Pertencer
Um amigo meu, médico, assegurou-me que desde o berço a criança sente o ambiente, a criança quer:
nela o ser humano, no berço mesmo, já começou.
Tenho certeza de que no berço a minha primeira vontade foi a de pertencer.
Por motivos que aqui não importam, eu de algum modo devia estar sentindo que não pertencia a nada e a ninguém.
Nasci de graça.
Se no berço experimentei esta fome humana, ela continua a me acompanhar pela vida afora, como se fosse um destino.
A ponto de meu coração se contrair de inveja e desejo quando vejo uma freira:
ela pertence a Deus.
Exatamente porque é tão forte em mim a fome de me dar a algo ou a alguém, é que me tornei bastante arisca:
tenho medo de revelar de quanto preciso e de como sou pobre.
Sou, sim.
Muito pobre.
Só tenho um corpo e uma alma.
E preciso de mais do que isso.
Com o tempo, sobretudo os últimos anos, perdi o jeito de ser gente.
Não sei mais como se é.
E uma espécie toda nova de "solidão de não pertencer" começou a me invadir como heras num muro.
Se meu desejo mais antigo é o de pertencer, por que então nunca fiz parte de clubes ou de associações?
Porque não é isso que eu chamo de pertencer.
O que eu queria, e não posso, é por exemplo que tudo o que me viesse de bom de dentro de mim eu pudesse dar àquilo que eu pertenço.
Mesmo minhas alegrias, como são solitárias às vezes.
E uma alegria solitária pode se tornar patética.
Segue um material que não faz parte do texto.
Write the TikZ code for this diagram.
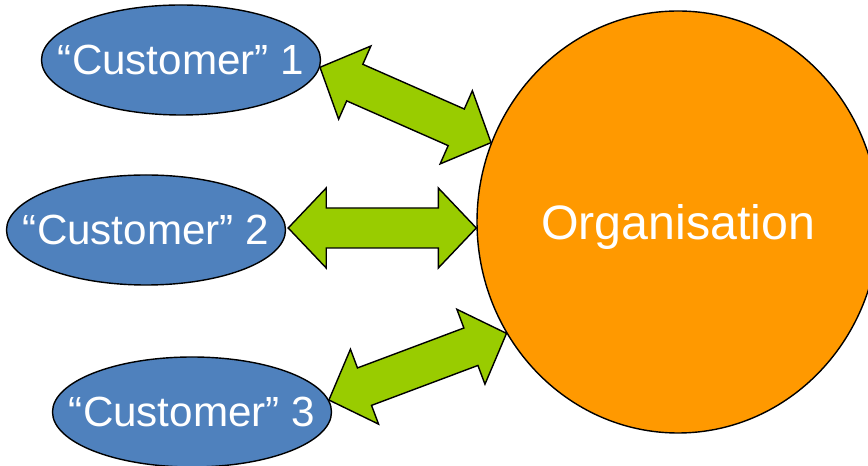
\documentclass[tikz,border=0pt]{standalone}
\usepackage{fontspec}
\setmainfont{Liberation Sans}
\usetikzlibrary{calc,shapes.geometric}
\definecolor{custblue}{HTML}{4F81BD}
\definecolor{orgorange}{HTML}{FF9900}
\definecolor{linkgreen}{HTML}{99CC00}
\tikzset{
customer/.style={draw,ellipse,fill=custblue,line width=.8pt,minimum width=5.58cm,minimum height=2.2cm,inner sep=0pt},
custtext/.style={text=white,inner sep=0pt,font=\fontsize{24}{28}\selectfont},
organisation/.style={draw,ellipse,fill=orgorange,text=white,line width=.8pt,minimum width=8.04cm,minimum height=8.44cm,inner sep=0pt,text depth=0pt,font=\fontsize{27.5}{32}\selectfont},
link/.style={draw,fill=linkgreen,line width=.8pt,line join=miter}
}
% fat two-headed arrow from #1 to #2
\newcommand{\fatlink}[2]{%
\filldraw[link] (#1) -- ($(#1)!.76cm!(#2)!.8cm!90:(#2)$) -- ($(#1)!.76cm!(#2)!.4cm!90:(#2)$)
 -- ($(#2)!.76cm!(#1)!.4cm!-90:(#1)$) -- ($(#2)!.76cm!(#1)!.8cm!-90:(#1)$) -- (#2)
 -- ($(#2)!.76cm!(#1)!.8cm!90:(#1)$) -- ($(#2)!.76cm!(#1)!.4cm!90:(#1)$)
 -- ($(#1)!.76cm!(#2)!.4cm!-90:(#2)$) -- ($(#1)!.76cm!(#2)!.8cm!-90:(#2)$) -- cycle;}
\begin{document}
\begin{tikzpicture}
\useasboundingbox (0,0) rectangle (17.36,9.3);
\node[organisation](org) at (13.56,4.86){Organisation};
\node[customer,label={[custtext]center:“Customer” 1}](c1) at (3.62,8.10){};
\node[customer,label={[custtext]center:“Customer” 2}](c2) at (2.92,4.70){};
\node[customer,label={[custtext]center:“Customer” 3}](c3) at (3.84,1.06){};
\coordinate (t1a) at (c1.-3);
\coordinate (t1b) at (org.157);
\coordinate (t2a) at ($(c2.east)+(.04,.04)$);
\coordinate (t2b) at (t2a -| org.west);
\coordinate (t3a) at (c3.5);
\coordinate (t3b) at (org.213);
\fatlink{t1a}{t1b}
\fatlink{t2a}{t2b}
\fatlink{t3a}{t3b}
\end{tikzpicture}
\end{document}
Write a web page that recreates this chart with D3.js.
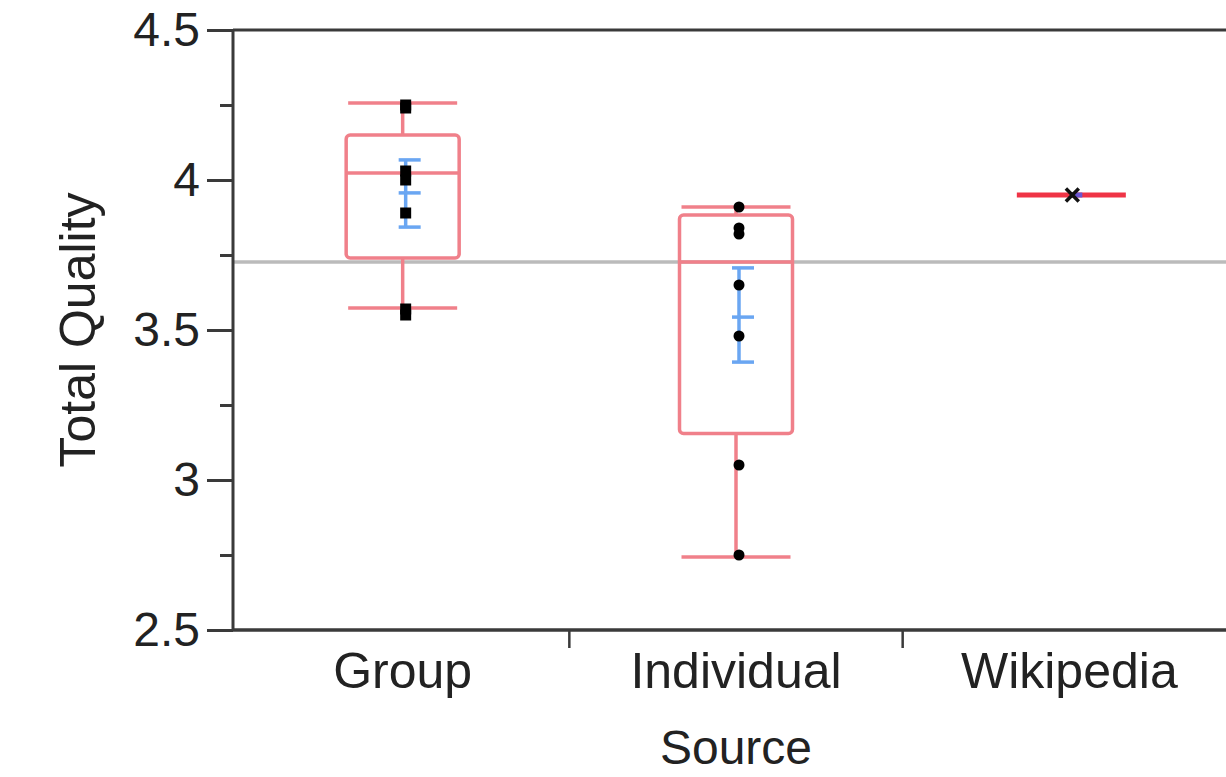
<!DOCTYPE html>
<html>
<head>
<meta charset="utf-8">
<script src="https://cdn.jsdelivr.net/npm/d3@7"></script>
<style>
  html, body { margin: 0; padding: 0; background: #fff; }
  svg { display: block; }
  text { font-family: "Liberation Sans", Arial, Helvetica, sans-serif; fill: #222; }
</style>
</head>
<body>
<svg id="chart" width="1226" height="777"></svg>
<script>
// ---- data ----
const categories = ["Group", "Individual", "Wikipedia"];
const q1 = [3.74, 3.155, 3.95];
const medians = [4.023, 3.727, 3.95];
const q3 = [4.15, 3.883, 3.95];
const whiskerLow = [3.573, 2.743, 3.95];
const whiskerHigh = [4.257, 3.91, 3.95];
const means = [3.957, 3.543, 3.95];
const ciLow = [3.843, 3.393, null];
const ciHigh = [4.067, 3.707, null];
const groupPoints = [4.25, 4.24, 4.03, 4.0, 3.89, 3.57, 3.55];
const individualPoints = [3.91, 3.84, 3.82, 3.65, 3.48, 3.05, 2.75];
const wikipediaPoints = [3.95];
const grandMean = 3.727;
const yMajorTicks = [2.5, 3, 3.5, 4, 4.5];
const yMinorTicks = [2.75, 3.25, 3.75, 4.25];
const xTitle = "Source";
const yTitle = "Total Quality";

const allPoints = [groupPoints, individualPoints, wikipediaPoints];

// ---- layout ----
const svg = d3.select("#chart");
const axisX = 233, plotTop = 30, plotBottom = 630, plotRight = 1226;
const y = d3.scaleLinear().domain([2.5, 4.5]).range([plotBottom, plotTop]);
const x = d3.scaleBand().domain(categories).range([236, 1236]).padding(0);
const cx = c => x(c) + x.bandwidth() / 2;

const boxColor = "#f0808a";
const boxW = 113, capW = 109, sw = 3.5;

// grand mean line
svg.append("line")
  .attr("x1", axisX).attr("x2", plotRight)
  .attr("y1", y(grandMean)).attr("y2", y(grandMean))
  .attr("stroke", "#bbbbbb").attr("stroke-width", 3.5);

// boxes
categories.forEach((c, i) => {
  const xc = cx(c);
  const g = svg.append("g");
  if (q1[i] === q3[i]) {
    g.append("line")
      .attr("x1", xc - capW / 2 + 2).attr("x2", xc + capW / 2 + 2)
      .attr("y1", y(medians[i])).attr("y2", y(medians[i]))
      .attr("stroke", "#ef3446").attr("stroke-width", 5);
    return;
  }
  g.append("line").attr("x1", xc).attr("x2", xc)
    .attr("y1", y(q3[i])).attr("y2", y(whiskerHigh[i]))
    .attr("stroke", boxColor).attr("stroke-width", sw);
  g.append("line").attr("x1", xc).attr("x2", xc)
    .attr("y1", y(q1[i])).attr("y2", y(whiskerLow[i]))
    .attr("stroke", boxColor).attr("stroke-width", sw);
  [whiskerHigh[i], whiskerLow[i]].forEach(v => {
    g.append("line").attr("x1", xc - capW / 2).attr("x2", xc + capW / 2)
      .attr("y1", y(v)).attr("y2", y(v))
      .attr("stroke", boxColor).attr("stroke-width", sw);
  });
  g.append("rect")
    .attr("x", xc - boxW / 2).attr("width", boxW)
    .attr("y", y(q3[i])).attr("height", y(q1[i]) - y(q3[i]))
    .attr("rx", 4).attr("ry", 4)
    .attr("fill", "none").attr("stroke", boxColor).attr("stroke-width", sw);
  g.append("line").attr("x1", xc - boxW / 2).attr("x2", xc + boxW / 2)
    .attr("y1", y(medians[i])).attr("y2", y(medians[i]))
    .attr("stroke", boxColor).attr("stroke-width", sw);
});

// mean / CI bars (blue)
const blue = "#6aa6f2";
categories.forEach((c, i) => {
  if (ciLow[i] === null) return;
  const xc = cx(c) + 3;
  const g = svg.append("g");
  g.append("line").attr("x1", xc).attr("x2", xc)
    .attr("y1", y(ciHigh[i])).attr("y2", y(ciLow[i]))
    .attr("stroke", blue).attr("stroke-width", 3.5);
  [ciHigh[i], means[i], ciLow[i]].forEach(v => {
    g.append("line").attr("x1", xc - 7).attr("x2", xc + 15)
      .attr("y1", y(v)).attr("y2", y(v))
      .attr("stroke", blue).attr("stroke-width", 3.5);
  });
});

// points
allPoints.forEach((pts, i) => {
  const c = categories[i];
  const xc = cx(c) + 3;
  if (i === 0) {
    svg.append("g").selectAll("rect").data(pts).join("rect")
      .attr("x", xc - 5.5).attr("width", 11)
      .attr("y", d => y(d) - 5.5).attr("height", 11)
      .attr("fill", "#000");
  } else if (i === 1) {
    svg.append("g").selectAll("circle").data(pts).join("circle")
      .attr("cx", xc).attr("cy", d => y(d)).attr("r", 5.5)
      .attr("fill", "#000");
  } else {
    const g = svg.append("g");
    g.append("line").attr("x1", xc - 2).attr("x2", xc + 10)
      .attr("y1", y(means[i])).attr("y2", y(means[i]))
      .attr("stroke", "#6a55d0").attr("stroke-width", 5);
    g.selectAll("path").data(pts).join("path")
      .attr("d", d3.symbol().type(d3.symbolX).size(110)())
      .attr("transform", d => `translate(${xc},${y(d)})`)
      .attr("fill", "none").attr("stroke", "#111").attr("stroke-width", 3.5);
  }
});

// ---- axes ----
const axisColor = "#3a3a3a";
const yAxis = svg.append("g").attr("transform", `translate(${axisX},0)`)
  .call(d3.axisLeft(y).tickValues(yMajorTicks).tickSize(26).tickPadding(7)
    .tickFormat(d3.format("")));
yAxis.select(".domain").remove();
yAxis.selectAll(".tick line").attr("stroke", axisColor).attr("stroke-width", 3);
yAxis.selectAll(".tick text").attr("font-size", 48).style("fill", "#222");

const yMinor = svg.append("g").attr("transform", `translate(${axisX},0)`)
  .call(d3.axisLeft(y).tickValues(yMinorTicks).tickSize(13).tickFormat(""));
yMinor.select(".domain").remove();
yMinor.selectAll(".tick line").attr("stroke", axisColor).attr("stroke-width", 3);

// frame lines
svg.append("line").attr("x1", axisX).attr("x2", axisX)
  .attr("y1", plotTop).attr("y2", plotBottom)
  .attr("stroke", axisColor).attr("stroke-width", 3);
svg.append("line").attr("x1", axisX).attr("x2", plotRight)
  .attr("y1", plotTop).attr("y2", plotTop)
  .attr("stroke", axisColor).attr("stroke-width", 3);
svg.append("line").attr("x1", axisX).attr("x2", plotRight)
  .attr("y1", plotBottom).attr("y2", plotBottom)
  .attr("stroke", axisColor).attr("stroke-width", 3.5);

// x axis labels
const xAxis = svg.append("g").attr("transform", `translate(0,${plotBottom})`)
  .call(d3.axisBottom(x).tickSize(0).tickPadding(22));
xAxis.select(".domain").remove();
xAxis.selectAll(".tick text").attr("font-size", 50).style("fill", "#222");

// category boundary ticks
svg.append("g").selectAll("line").data(categories.slice(1)).join("line")
  .attr("x1", d => x(d)).attr("x2", d => x(d))
  .attr("y1", plotBottom).attr("y2", plotBottom + 18)
  .attr("stroke", axisColor).attr("stroke-width", 2.5);

// titles
svg.append("text").attr("x", 736).attr("y", 764)
  .attr("text-anchor", "middle").attr("font-size", 48).text(xTitle);
svg.append("text").attr("transform", "translate(95,330) rotate(-90)")
  .attr("text-anchor", "middle").attr("font-size", 50).text(yTitle);
</script>
</body>
</html>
É como ficar com um presente todo embrulhado em papel enfeitado de presente nas mãos - e não ter a quem dizer:
tome, é seu, abra-o!
Não querendo me ver em situações patéticas e, por uma espécie de contenção, evitando o tom de tragédia, raramente embrulho com papel de presente os meus sentimentos.
Pertencer não vem apenas de ser fraca e precisar unir-se a algo ou a alguém mais forte.
Muitas vezes a vontade intensa de pertencer vem em mim de minha própria força
- eu quero pertencer para que minha força não seja inútil e fortifique uma pessoa ou uma coisa.
Quase consigo me visualizar no berço,
quase consigo reproduzir em mim a vaga e no entanto premente sensação de precisar pertencer. Por motivos que nem minha mãe nem meu pai podiam controlar,
eu nasci e fiquei apenas:
nascida.
No entanto fui preparada para ser dada à luz de um modo tão bonito.
Minha mãe já estava doente,
e, por uma superstição bastante espalhada,
acreditava-se que ter um filho curava uma mulher de uma doença.
Então fui deliberadamente criada:
com amor e esperança.
Só que não curei minha mãe.
E sinto até hoje essa carga de culpa:
fizeram-me para uma missão determinada e eu falhei.
Como se contassem comigo nas trincheiras de uma guerra e eu tivesse desertado.
Sei que meus pais me perdoaram por eu ter nascido em vão e tê-los traído na grande esperança. Mas eu,
eu não me perdôo.
Quereria que simplesmente se tivesse feito um milagre:
eu nascer e curar minha mãe.
Então,
sim:
eu teria pertencido a meu pai e a minha mãe.
Eu nem podia confiar a alguém essa espécie de solidão de não pertencer porque,
como desertor,
eu tinha o segredo da fuga que por vergonha não podia ser conhecido.
A vida me fez de vez em quando pertencer, como se fosse para me dar a medida do que eu perco não pertencendo.
E então eu soube:
pertencer é viver.
Experimentei-o com a sede de quem está no deserto e bebe sôfrego os últimos goles de água de um cantil.
E depois a sede volta e é no deserto mesmo que caminho!